Destination Red Sea
Aramcon Travel: Architecture brings Jiddah to life
The architecture in historical Jiddah is known for its distinctive feature of multiple floor bright buildings with handmade and carved wooden rawashin.
It is no surprise that UNESCO added historical Jiddah to its World Heritage Sites in 2014. According to UNESCO, the area was cited as “an outstanding reflection of the Red Sea architectural tradition.” Founded in the 7th century on a beautiful costal land, historical Jiddah gathered people from all cultures from all around the world throughout the ages as it had a symbolic role as a gate to Makkah for Muslim pilgrims.
This part of the world unveils a human heritage whose walls challenged different historical factors with their historical stories. Nowadays, historic Jiddah is mainly known for its heritage architecture.
The architecture in historical Jiddah is known for its distinctive feature of multiple floor bright buildings with handmade and carved wooden rawashin, the plural of roshan, which originated from a Persian word meaning “an elevated window which lets in plenty of light.” These windows allow tons of light inside without increasing the indoor temperature because of the insulation of the wood material.
Some rawashin on the buildings are in their natural wooden color, while others are painted in a bright teal color. These houses were built between the 16th and the early 20th centuries.
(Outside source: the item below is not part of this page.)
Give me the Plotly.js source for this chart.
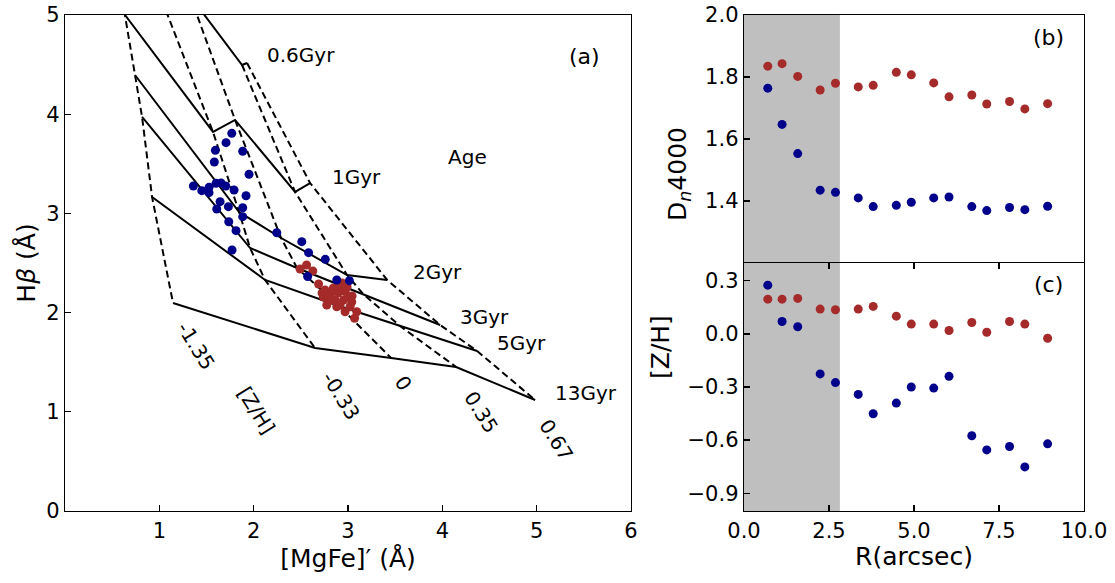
<!DOCTYPE html>
<html>
<head>
<meta charset="utf-8">
<script src="https://cdn.plot.ly/plotly-3.0.1.min.js"></script>
<style>html,body{margin:0;padding:0;background:#fff;}</style>
</head>
<body>
<div id="chart" style="width:1115px;height:583px;"></div>
<script>
// ---- Model grid (panel a): rows = ages, columns = [Z/H]
const ages = ['0.6Gyr', '1Gyr', '2Gyr', '3Gyr', '5Gyr', '13Gyr'];
const metals = ['-1.35', '-0.33', '0', '0.35', '0.67'];
const gridMgFe = [
  [0.530, 0.944, 1.326, 1.877, 1.930],
  [0.636, 1.569, 1.803, 2.439, 2.598],
  [0.742, 1.845, 2.291, 2.990, 3.415],
  [0.817, 1.962, 2.460, 3.160, 3.977],
  [0.923, 2.121, 2.906, 3.552, 4.369],
  [1.145, 2.651, 3.457, 4.146, 4.984]
];
const gridHb = [
  [5.595, 5.353, 5.192, 4.496, 4.516],
  [5.000, 3.821, 3.942, 3.216, 3.306],
  [4.395, 3.014, 2.752, 2.379, 2.329],
  [3.972, 2.651, 2.450, 2.188, 1.875],
  [3.165, 2.329, 2.067, 1.865, 1.613],
  [2.097, 1.643, 1.542, 1.452, 1.119]
];

// ---- Measurements (panel a)
const blueMgFe = [1.768, 1.707, 1.594, 1.884, 1.583, 1.951, 1.361, 1.450, 1.527, 1.527,
                  1.601, 1.654, 1.704, 1.792, 1.919, 1.644, 1.609, 1.732, 1.884, 1.884,
                  1.736, 1.813, 1.771, 2.245, 2.510, 2.582, 2.759, 2.572, 2.881, 3.015];
const blueHb   = [3.807, 3.713, 3.636, 3.626, 3.518, 3.394, 3.276, 3.229, 3.263, 3.209,
                  3.303, 3.306, 3.276, 3.236, 3.178, 3.118, 3.044, 3.068, 3.057, 2.967,
                  2.916, 2.826, 2.631, 2.805, 2.715, 2.604, 2.537, 2.364, 2.329, 2.322];
const redMgFe  = [2.492, 2.561, 2.627, 2.688, 2.725, 2.775, 2.810, 2.863, 2.916, 2.969,
                  2.953, 3.004, 3.040, 2.969, 3.070, 3.093, 2.881, 2.739, 3.022, 2.792,
                  2.845, 2.895, 2.937, 2.990, 2.916, 2.831, 2.757, 3.043];
const redHb    = [2.440, 2.480, 2.419, 2.288, 2.198, 2.077, 2.193, 2.127, 2.268, 2.213,
                  2.127, 2.162, 2.107, 2.009, 1.943, 2.009, 2.059, 2.157, 2.059, 2.160,
                  2.248, 2.198, 2.298, 2.258, 2.077, 2.127, 2.228, 2.167];

// ---- Radial profiles (panels b, c)
const radius   = [0.70, 1.12, 1.58, 2.24, 2.69, 3.36, 3.80, 4.48, 4.92, 5.58, 6.03, 6.70, 7.14, 7.81, 8.26, 8.93];
const dnRed    = [1.835, 1.843, 1.802, 1.758, 1.780, 1.768, 1.773, 1.815, 1.807, 1.781, 1.736, 1.742, 1.713, 1.721, 1.697, 1.714];
const dnBlue   = [1.764, 1.647, 1.553, 1.435, 1.428, 1.410, 1.382, 1.386, 1.396, 1.410, 1.413, 1.382, 1.369, 1.379, 1.372, 1.383];
const zhRed    = [0.196, 0.196, 0.200, 0.140, 0.136, 0.140, 0.155, 0.100, 0.055, 0.055, 0.019, 0.064, 0.009, 0.070, 0.055, -0.025];
const zhBlue   = [0.275, 0.070, 0.040, -0.226, -0.275, -0.342, -0.451, -0.391, -0.300, -0.306, -0.240, -0.575, -0.655, -0.636, -0.751, -0.621];
const shadeR   = [0, 2.82];

// ---- tick labels
const aXTicks = [1, 2, 3, 4, 5, 6];
const aYTicks = [0, 1, 2, 3, 4, 5];
const bYTicks = [1.4, 1.6, 1.8, 2.0];
const bYText  = ['1.4', '1.6', '1.8', '2.0'];
const cYTicks = [0.3, 0.0, -0.3, -0.6, -0.9];
const cYText  = ['0.3', '0.0', '\u22120.3', '\u22120.6', '\u22120.9'];
const cXTicks = [0, 2.5, 5, 7.5, 10];
const cXText  = ['0.0', '2.5', '5.0', '7.5', '10.0'];

const RED = '#A52A2A', BLUE = '#00008B';
const FONT = 'DejaVu Sans, Liberation Sans, sans-serif';

const traces = [];
// age lines (solid)
ages.forEach((a, i) => {
  traces.push({x: gridMgFe[i], y: gridHb[i], mode: 'lines', type: 'scatter', name: a,
    xaxis: 'x', yaxis: 'y', line: {color: 'black', width: 2}, hoverinfo: 'skip'});
});
// metallicity lines (dashed)
metals.forEach((m, j) => {
  traces.push({x: gridMgFe.map(r => r[j]), y: gridHb.map(r => r[j]), mode: 'lines', type: 'scatter',
    name: '[Z/H]=' + m, xaxis: 'x', yaxis: 'y', line: {color: 'black', width: 2, dash: '7px,4px'}, hoverinfo: 'skip'});
});
traces.push({x: redMgFe, y: redHb, mode: 'markers', type: 'scatter', xaxis: 'x', yaxis: 'y',
  marker: {color: RED, size: 9}, name: 'red'});
traces.push({x: blueMgFe, y: blueHb, mode: 'markers', type: 'scatter', xaxis: 'x', yaxis: 'y',
  marker: {color: BLUE, size: 9}, name: 'blue'});
traces.push({x: radius, y: dnRed, mode: 'markers', type: 'scatter', xaxis: 'x2', yaxis: 'y2',
  marker: {color: RED, size: 9}, name: 'Dn red'});
traces.push({x: radius, y: dnBlue, mode: 'markers', type: 'scatter', xaxis: 'x2', yaxis: 'y2',
  marker: {color: BLUE, size: 9}, name: 'Dn blue'});
traces.push({x: radius, y: zhRed, mode: 'markers', type: 'scatter', xaxis: 'x3', yaxis: 'y3',
  marker: {color: RED, size: 9}, name: 'ZH red'});
traces.push({x: radius, y: zhBlue, mode: 'markers', type: 'scatter', xaxis: 'x3', yaxis: 'y3',
  marker: {color: BLUE, size: 9}, name: 'ZH blue'});

const W = 1115, H = 583;
const px = v => v / W, py = v => 1 - v / H;

const axisBase = {
  showgrid: false, zeroline: false, showline: true, linecolor: 'black', linewidth: 1.3,
  ticks: 'inside', ticklen: 6, tickwidth: 1.3, tickcolor: 'black',
  tickfont: {family: FONT, size: 21, color: 'black'}
};

const lbl = (x, y, text, extra) => Object.assign({x: x, y: y, xref: 'x', yref: 'y', text: text,
  showarrow: false, font: {family: FONT, size: 20, color: 'black'}}, extra || {});

const layout = {
  width: W, height: H,
  margin: {l: 0, r: 0, t: 0, b: 0},
  paper_bgcolor: 'white', plot_bgcolor: 'white',
  showlegend: false,
  xaxis: Object.assign({}, axisBase, {domain: [px(65), px(631)], range: [0, 6], anchor: 'y',
    tickmode: 'array', tickvals: aXTicks, mirror: true,
    title: {text: '[MgFe]\u2032 (\u00C5)', font: {family: FONT, size: 25, color: 'black'}, standoff: 8}}),
  yaxis: Object.assign({}, axisBase, {domain: [py(511), py(15)], range: [0, 5], anchor: 'x',
    tickmode: 'array', tickvals: aYTicks, mirror: true,
    title: {text: 'H<i>\u03B2</i> (\u00C5)', font: {family: FONT, size: 25, color: 'black'}, standoff: 3}}),
  xaxis2: Object.assign({}, axisBase, {domain: [px(744), px(1084)], range: [0, 10], anchor: 'y2',
    side: 'top', ticks: '', showticklabels: false, mirror: false}),
  yaxis2: Object.assign({}, axisBase, {domain: [py(263), py(15)], range: [1.2, 2.0], anchor: 'x2',
    tickmode: 'array', tickvals: bYTicks, ticktext: bYText, mirror: true}),
  xaxis3: Object.assign({}, axisBase, {domain: [px(744), px(1084)], range: [0, 10], anchor: 'y3',
    tickmode: 'array', tickvals: cXTicks, ticktext: cXText, mirror: 'ticks',
    title: {text: 'R(arcsec)', font: {family: FONT, size: 25, color: 'black'}, standoff: 6}}),
  yaxis3: Object.assign({}, axisBase, {domain: [py(511), py(263)], range: [-1.0, 0.4], anchor: 'x3',
    tickmode: 'array', tickvals: cYTicks, ticktext: cYText, mirror: true}),
  shapes: [
    {type: 'rect', xref: 'x2', yref: 'y2 domain', x0: shadeR[0], x1: shadeR[1], y0: 0, y1: 1,
      fillcolor: '#BFBFBF', line: {width: 0}, layer: 'below'},
    {type: 'rect', xref: 'x3', yref: 'y3 domain', x0: shadeR[0], x1: shadeR[1], y0: 0, y1: 1,
      fillcolor: '#BFBFBF', line: {width: 0}, layer: 'below'}
  ],
  annotations: [
    lbl(2.503, 4.597, '0.6Gyr'),
    lbl(5.504, 4.577, '(a)', {font: {family: FONT, size: 22, color: 'black'}}),
    lbl(4.263, 3.569, 'Age'),
    lbl(3.086, 3.367, '1Gyr'),
    lbl(3.945, 2.409, '2Gyr'),
    lbl(4.443, 1.956, '3Gyr'),
    lbl(4.836, 1.694, '5Gyr'),
    lbl(5.525, 1.190, '13Gyr'),
    lbl(1.389, 1.663, '-1.35', {textangle: 58}),
    lbl(2.025, 1.018, '[Z/H]', {textangle: 58}),
    lbl(2.927, 1.159, '-0.33', {textangle: 58}),
    lbl(3.584, 1.290, '0', {textangle: 58}),
    lbl(4.411, 0.998, '0.35', {textangle: 58}),
    lbl(5.207, 0.716, '0.67', {textangle: 58}),
    {x: 8.97, y: 1.926, xref: 'x2', yref: 'y2', text: '(b)', showarrow: false,
      font: {family: FONT, size: 22, color: 'black'}},
    {x: 8.97, y: 0.281, xref: 'x3', yref: 'y3', text: '(c)', showarrow: false,
      font: {family: FONT, size: 22, color: 'black'}},
    {x: px(679), y: py(125), xref: 'paper', yref: 'paper', text: 'D<sub><i>n</i></sub>4000', textangle: -90,
      showarrow: false, font: {family: FONT, size: 25, color: 'black'}},
    {x: px(660), y: py(347), xref: 'paper', yref: 'paper', text: '[Z/H]', textangle: -90,
      showarrow: false, font: {family: FONT, size: 25, color: 'black'}}
  ]
};

Plotly.newPlot('chart', traces, layout, {displayModeBar: false, staticPlot: true});
</script>
</body>
</html>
One of the most famous landmarks in historical Jiddah is the Al-Nassif House. It was built in the late 18th century by Omar Nassif Efendi, a member of a wealthy merchant family who was also the governor of Jiddah at that time. Later on, in 1925, the house became a royal residence as it was used by King Abdulaziz Al-Saud. The whole building was later completely renovated and is currently a museum and art gallery.
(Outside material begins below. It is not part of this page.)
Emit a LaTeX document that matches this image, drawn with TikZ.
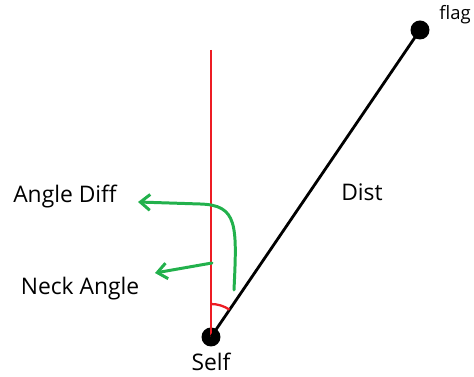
\documentclass[tikz,border=0pt]{standalone}
\usepackage{fontspec}
\setmainfont{Open Sans}
\usetikzlibrary{arrows.meta}
\definecolor{paintred}{RGB}{237,28,36}
\definecolor{paintgreen}{RGB}{34,177,76}

\begin{document}
\begin{tikzpicture}[x=0.02cm, y=-0.02cm,
        dot/.style={circle, fill=black, minimum size=0.38cm, inner sep=0pt},
        lbl/.style={font=\fontsize{13}{15}\selectfont, inner sep=1pt},
        small/.style={font=\fontsize{10.5}{12}\selectfont, inner sep=1pt},
        garrow/.style={paintgreen, line width=1.7pt, line cap=round,
          -{Straight Barb[length=5.5pt, width=9pt, line width=1.7pt]}}]
      \useasboundingbox (0,0) rectangle (474,377);

      % points
      \node[dot] (self) at (211,337) {};
      \node[dot] (flag) at (420,30) {};
      \coordinate (top) at (211,50);

      % labels
      \node[lbl] (selfl) at (211,362) {Self};
      \node[small] (flagl) at (455,15) {flag};
      \node[lbl] (dist) at (362,192) {Dist};
      \node[lbl] (diff) at (65,197) {Angle Diff};
      \node[lbl] (neck) at (80,289) {Neck Angle};

      % lines
      \draw[paintred, line width=1.3pt] (top) -- (self.center);
      \draw[line width=1.6pt] (self.center) -- (flag.center);
      \draw[paintred, line width=1.3pt]
        ([shift={(90:0.66cm)}]self.center) arc[start angle=90, end angle=56, radius=0.66cm];

      % green arrows
      \coordinate (diffs) at (234,290);
      \coordinate (diffe) at (138,202);
      \coordinate (necks) at (212,263);
      \coordinate (necke) at (155,273);
      \draw[garrow] (diffs) .. controls (237,225) and (238,205) .. (200,204) -- (diffe);
      \draw[garrow] (necks) -- (necke);
    \end{tikzpicture}
\end{document}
Having more than 600 heritage buildings in historical Jiddah means having a lot of narrowed alleys. These alleys sparkle at night, as they are always decorated with colorful bright lights to light up the town.
Walking around historical Jiddah, you would find a lot of locals wearing the hijazi ommah (Turban-like head wrap). The ommah is steeped in tradition with deep cultural roots tracing back to their ancestors worn by different groups to make up a community.
The gallery shop is a known art gallery in the area, containing unique art pieces and selections for sale and display. The artwork tells the story of the past with all its heritage and Islamic patterns, using the brush of the present by adding some modernity to it.